Work to complete:
Please print the lines between the one with "Clone this chart in seaborn and matplotlib." and the one with "ax=ax, zorder=3, clip_on=False)", both ends included, exactly as written, with no pictures.

Data for this exercise:

_ _ _ _ _ _ _

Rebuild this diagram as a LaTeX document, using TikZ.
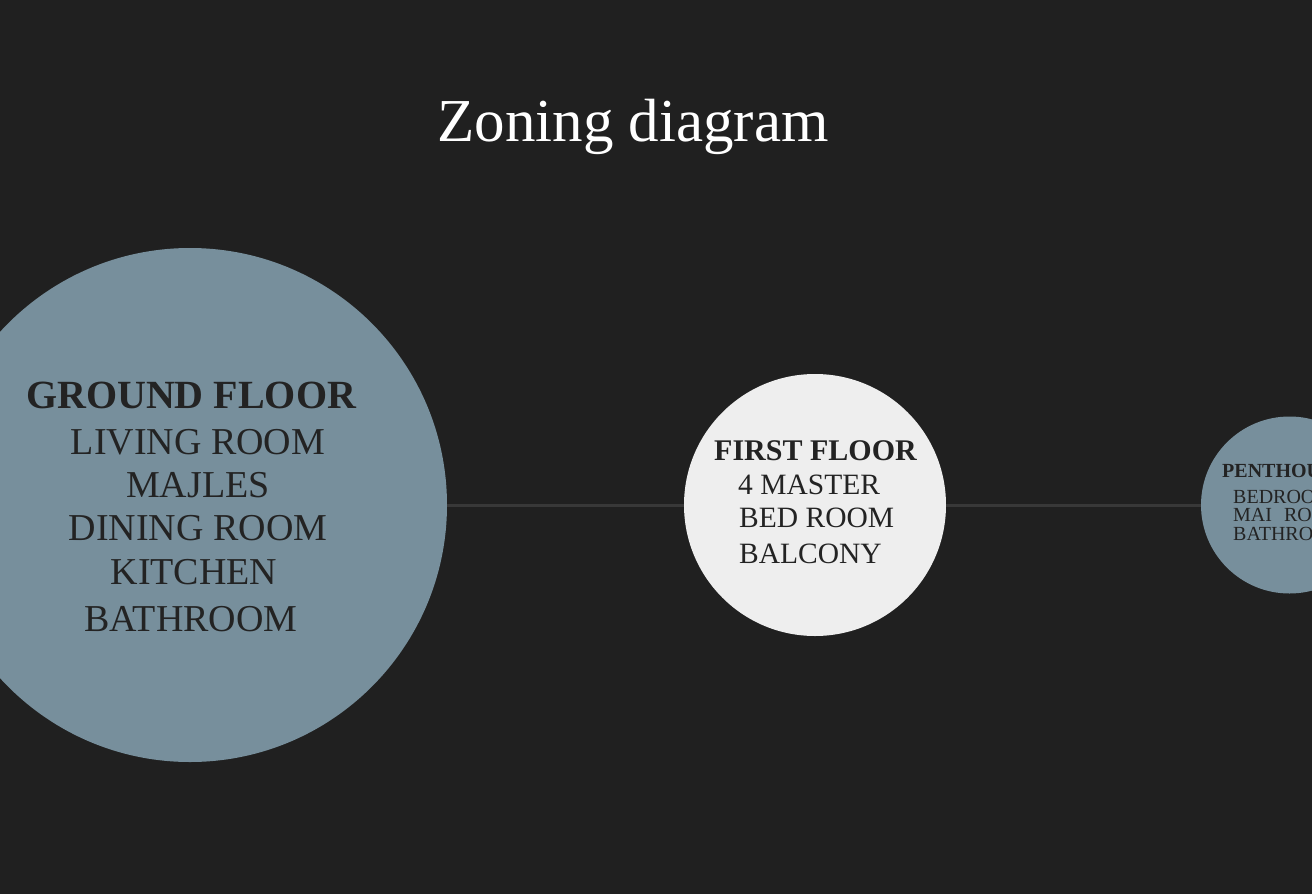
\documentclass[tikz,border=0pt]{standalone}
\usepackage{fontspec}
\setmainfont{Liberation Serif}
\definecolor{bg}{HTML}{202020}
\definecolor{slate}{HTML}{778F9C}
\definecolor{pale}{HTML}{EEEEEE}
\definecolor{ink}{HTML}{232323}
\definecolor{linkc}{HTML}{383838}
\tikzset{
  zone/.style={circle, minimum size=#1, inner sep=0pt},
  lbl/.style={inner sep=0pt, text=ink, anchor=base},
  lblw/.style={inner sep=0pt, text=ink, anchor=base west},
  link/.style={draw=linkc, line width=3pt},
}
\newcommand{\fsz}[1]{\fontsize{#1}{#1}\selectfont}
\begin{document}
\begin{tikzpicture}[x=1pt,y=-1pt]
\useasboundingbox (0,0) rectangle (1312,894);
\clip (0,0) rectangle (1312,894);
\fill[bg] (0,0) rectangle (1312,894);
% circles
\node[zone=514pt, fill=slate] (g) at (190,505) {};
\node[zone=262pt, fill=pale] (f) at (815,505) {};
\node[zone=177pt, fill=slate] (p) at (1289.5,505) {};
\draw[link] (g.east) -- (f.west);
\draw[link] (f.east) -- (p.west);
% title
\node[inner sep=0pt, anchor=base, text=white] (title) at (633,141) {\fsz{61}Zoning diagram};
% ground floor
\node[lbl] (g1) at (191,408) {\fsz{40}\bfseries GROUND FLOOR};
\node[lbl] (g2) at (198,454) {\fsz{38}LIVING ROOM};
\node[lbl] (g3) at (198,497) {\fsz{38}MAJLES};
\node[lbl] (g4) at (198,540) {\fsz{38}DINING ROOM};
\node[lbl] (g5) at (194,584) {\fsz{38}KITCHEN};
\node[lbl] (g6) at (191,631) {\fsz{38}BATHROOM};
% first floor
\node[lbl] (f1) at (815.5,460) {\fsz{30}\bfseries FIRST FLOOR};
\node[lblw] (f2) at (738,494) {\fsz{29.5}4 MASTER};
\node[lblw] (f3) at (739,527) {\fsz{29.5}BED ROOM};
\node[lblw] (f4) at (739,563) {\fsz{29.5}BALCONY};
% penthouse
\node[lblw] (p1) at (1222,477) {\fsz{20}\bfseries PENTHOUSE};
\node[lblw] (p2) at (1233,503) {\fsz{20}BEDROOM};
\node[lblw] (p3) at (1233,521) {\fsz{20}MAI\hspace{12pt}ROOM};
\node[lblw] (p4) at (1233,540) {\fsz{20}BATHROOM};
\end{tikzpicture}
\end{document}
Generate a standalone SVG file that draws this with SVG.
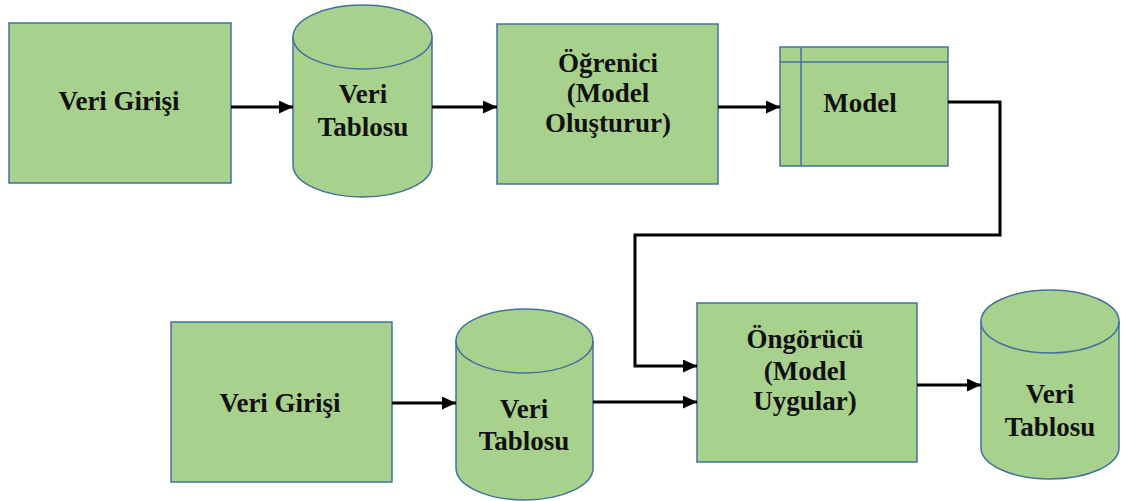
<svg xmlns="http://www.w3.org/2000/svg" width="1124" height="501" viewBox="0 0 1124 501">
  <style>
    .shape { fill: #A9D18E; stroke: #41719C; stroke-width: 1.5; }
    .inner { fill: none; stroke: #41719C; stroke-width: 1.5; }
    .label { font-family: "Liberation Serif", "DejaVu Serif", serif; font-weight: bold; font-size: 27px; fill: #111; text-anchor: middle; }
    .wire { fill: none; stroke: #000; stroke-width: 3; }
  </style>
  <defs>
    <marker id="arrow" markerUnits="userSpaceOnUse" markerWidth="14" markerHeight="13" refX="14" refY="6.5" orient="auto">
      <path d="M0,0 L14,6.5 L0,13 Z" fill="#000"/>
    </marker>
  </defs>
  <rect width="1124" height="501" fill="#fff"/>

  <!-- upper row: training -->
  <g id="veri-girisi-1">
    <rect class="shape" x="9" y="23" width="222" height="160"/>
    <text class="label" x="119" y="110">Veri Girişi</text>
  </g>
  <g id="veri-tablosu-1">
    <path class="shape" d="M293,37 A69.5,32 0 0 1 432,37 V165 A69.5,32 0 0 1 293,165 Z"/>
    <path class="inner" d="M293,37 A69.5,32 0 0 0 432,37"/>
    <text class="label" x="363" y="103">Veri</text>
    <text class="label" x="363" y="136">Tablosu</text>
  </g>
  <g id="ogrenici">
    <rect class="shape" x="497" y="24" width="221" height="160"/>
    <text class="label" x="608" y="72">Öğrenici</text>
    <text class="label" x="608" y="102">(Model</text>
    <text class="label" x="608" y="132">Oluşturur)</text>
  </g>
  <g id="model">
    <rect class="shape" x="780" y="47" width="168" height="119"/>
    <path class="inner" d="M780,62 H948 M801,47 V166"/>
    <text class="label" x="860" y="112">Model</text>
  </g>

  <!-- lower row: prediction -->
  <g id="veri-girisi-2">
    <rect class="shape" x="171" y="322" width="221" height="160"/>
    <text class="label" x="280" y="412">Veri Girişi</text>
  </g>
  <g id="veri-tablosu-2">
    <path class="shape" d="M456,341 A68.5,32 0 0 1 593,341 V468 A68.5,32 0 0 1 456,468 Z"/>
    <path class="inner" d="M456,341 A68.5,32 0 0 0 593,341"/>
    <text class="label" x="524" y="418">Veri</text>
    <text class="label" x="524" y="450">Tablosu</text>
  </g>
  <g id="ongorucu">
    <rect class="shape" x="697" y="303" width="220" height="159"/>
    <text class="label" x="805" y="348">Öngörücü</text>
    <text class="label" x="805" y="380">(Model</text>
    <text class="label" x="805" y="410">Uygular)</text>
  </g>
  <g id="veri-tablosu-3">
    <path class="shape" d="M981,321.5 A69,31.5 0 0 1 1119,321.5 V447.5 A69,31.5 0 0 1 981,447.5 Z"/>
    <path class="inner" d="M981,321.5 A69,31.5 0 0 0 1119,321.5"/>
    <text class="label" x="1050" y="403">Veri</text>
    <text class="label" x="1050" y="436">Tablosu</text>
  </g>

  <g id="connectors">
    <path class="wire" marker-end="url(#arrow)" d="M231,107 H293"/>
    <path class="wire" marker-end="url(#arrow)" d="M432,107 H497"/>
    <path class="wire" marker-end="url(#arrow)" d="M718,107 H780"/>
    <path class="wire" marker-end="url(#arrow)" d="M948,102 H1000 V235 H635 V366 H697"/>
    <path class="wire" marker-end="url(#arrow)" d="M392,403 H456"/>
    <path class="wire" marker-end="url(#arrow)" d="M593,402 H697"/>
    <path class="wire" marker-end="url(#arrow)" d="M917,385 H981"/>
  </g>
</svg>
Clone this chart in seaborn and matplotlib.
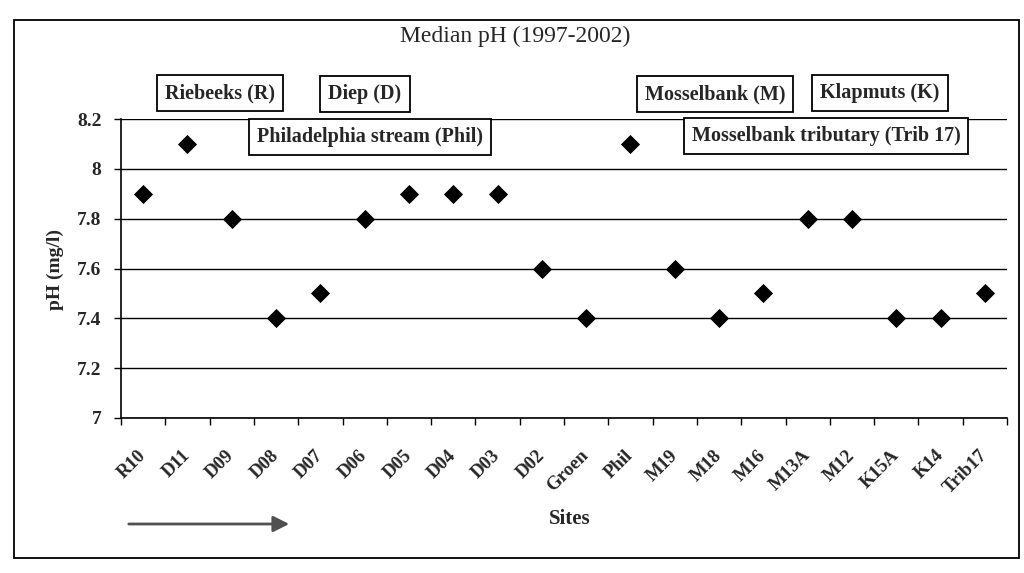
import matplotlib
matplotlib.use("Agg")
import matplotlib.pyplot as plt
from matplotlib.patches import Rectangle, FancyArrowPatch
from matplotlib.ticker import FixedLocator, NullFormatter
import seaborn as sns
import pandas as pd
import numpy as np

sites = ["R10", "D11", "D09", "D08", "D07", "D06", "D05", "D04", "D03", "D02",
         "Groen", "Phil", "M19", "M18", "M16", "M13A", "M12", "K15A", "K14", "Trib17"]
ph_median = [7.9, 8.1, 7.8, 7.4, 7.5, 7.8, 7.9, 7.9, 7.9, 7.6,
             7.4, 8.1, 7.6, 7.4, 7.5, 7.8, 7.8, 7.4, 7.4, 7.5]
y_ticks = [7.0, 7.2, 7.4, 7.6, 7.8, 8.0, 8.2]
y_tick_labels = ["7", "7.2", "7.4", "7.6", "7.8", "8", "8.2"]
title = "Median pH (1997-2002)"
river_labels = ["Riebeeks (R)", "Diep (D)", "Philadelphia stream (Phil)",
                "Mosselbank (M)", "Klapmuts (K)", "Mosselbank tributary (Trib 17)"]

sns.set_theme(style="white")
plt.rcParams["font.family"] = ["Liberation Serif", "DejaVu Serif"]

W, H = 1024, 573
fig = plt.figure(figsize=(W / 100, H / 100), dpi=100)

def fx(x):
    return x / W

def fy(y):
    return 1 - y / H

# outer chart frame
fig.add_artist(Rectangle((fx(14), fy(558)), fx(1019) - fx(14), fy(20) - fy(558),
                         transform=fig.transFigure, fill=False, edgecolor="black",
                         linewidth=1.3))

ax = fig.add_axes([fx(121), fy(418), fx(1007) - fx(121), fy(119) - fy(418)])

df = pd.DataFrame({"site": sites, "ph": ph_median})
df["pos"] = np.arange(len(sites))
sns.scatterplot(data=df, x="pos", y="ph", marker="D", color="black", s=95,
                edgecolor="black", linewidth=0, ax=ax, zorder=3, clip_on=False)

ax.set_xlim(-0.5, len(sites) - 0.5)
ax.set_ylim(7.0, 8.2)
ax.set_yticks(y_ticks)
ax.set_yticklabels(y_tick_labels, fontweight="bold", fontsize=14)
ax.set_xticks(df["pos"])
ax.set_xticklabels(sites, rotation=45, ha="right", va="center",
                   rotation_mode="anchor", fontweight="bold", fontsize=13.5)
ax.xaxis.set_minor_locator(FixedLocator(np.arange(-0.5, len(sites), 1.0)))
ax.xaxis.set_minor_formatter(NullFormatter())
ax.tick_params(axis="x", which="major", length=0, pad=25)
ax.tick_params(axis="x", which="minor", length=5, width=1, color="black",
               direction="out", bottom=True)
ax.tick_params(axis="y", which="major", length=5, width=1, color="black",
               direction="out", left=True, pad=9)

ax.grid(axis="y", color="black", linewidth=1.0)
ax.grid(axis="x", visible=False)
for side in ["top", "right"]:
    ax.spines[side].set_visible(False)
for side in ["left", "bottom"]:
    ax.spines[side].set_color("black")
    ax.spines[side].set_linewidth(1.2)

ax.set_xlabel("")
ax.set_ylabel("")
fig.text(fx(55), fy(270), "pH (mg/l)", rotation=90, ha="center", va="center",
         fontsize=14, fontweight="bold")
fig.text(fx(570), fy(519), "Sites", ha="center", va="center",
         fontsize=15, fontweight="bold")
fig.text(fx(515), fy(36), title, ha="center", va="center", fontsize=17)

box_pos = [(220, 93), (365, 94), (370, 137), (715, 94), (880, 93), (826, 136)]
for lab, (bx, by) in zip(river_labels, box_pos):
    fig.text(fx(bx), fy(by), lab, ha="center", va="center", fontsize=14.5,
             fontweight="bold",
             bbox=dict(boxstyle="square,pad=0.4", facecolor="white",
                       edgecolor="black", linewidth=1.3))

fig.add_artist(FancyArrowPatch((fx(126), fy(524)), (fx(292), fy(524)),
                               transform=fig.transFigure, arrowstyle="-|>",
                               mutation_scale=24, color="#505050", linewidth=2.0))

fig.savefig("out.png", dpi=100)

_ _ _ _ _ _ _

Answer to this task:
Clone this chart in seaborn and matplotlib.
import matplotlib
matplotlib.use("Agg")
import matplotlib.pyplot as plt
from matplotlib.patches import Rectangle, FancyArrowPatch
from matplotlib.ticker import FixedLocator, NullFormatter
import seaborn as sns
import pandas as pd
import numpy as np

sites = ["R10", "D11", "D09", "D08", "D07", "D06", "D05", "D04", "D03", "D02",
         "Groen", "Phil", "M19", "M18", "M16", "M13A", "M12", "K15A", "K14", "Trib17"]
ph_median = [7.9, 8.1, 7.8, 7.4, 7.5, 7.8, 7.9, 7.9, 7.9, 7.6,
             7.4, 8.1, 7.6, 7.4, 7.5, 7.8, 7.8, 7.4, 7.4, 7.5]
y_ticks = [7.0, 7.2, 7.4, 7.6, 7.8, 8.0, 8.2]
y_tick_labels = ["7", "7.2", "7.4", "7.6", "7.8", "8", "8.2"]
title = "Median pH (1997-2002)"
river_labels = ["Riebeeks (R)", "Diep (D)", "Philadelphia stream (Phil)",
                "Mosselbank (M)", "Klapmuts (K)", "Mosselbank tributary (Trib 17)"]

sns.set_theme(style="white")
plt.rcParams["font.family"] = ["Liberation Serif", "DejaVu Serif"]

W, H = 1024, 573
fig = plt.figure(figsize=(W / 100, H / 100), dpi=100)

def fx(x):
    return x / W

def fy(y):
    return 1 - y / H

# outer chart frame
fig.add_artist(Rectangle((fx(14), fy(558)), fx(1019) - fx(14), fy(20) - fy(558),
                         transform=fig.transFigure, fill=False, edgecolor="black",
                         linewidth=1.3))

ax = fig.add_axes([fx(121), fy(418), fx(1007) - fx(121), fy(119) - fy(418)])

df = pd.DataFrame({"site": sites, "ph": ph_median})
df["pos"] = np.arange(len(sites))
sns.scatterplot(data=df, x="pos", y="ph", marker="D", color="black", s=95,
                edgecolor="black", linewidth=0, ax=ax, zorder=3, clip_on=False)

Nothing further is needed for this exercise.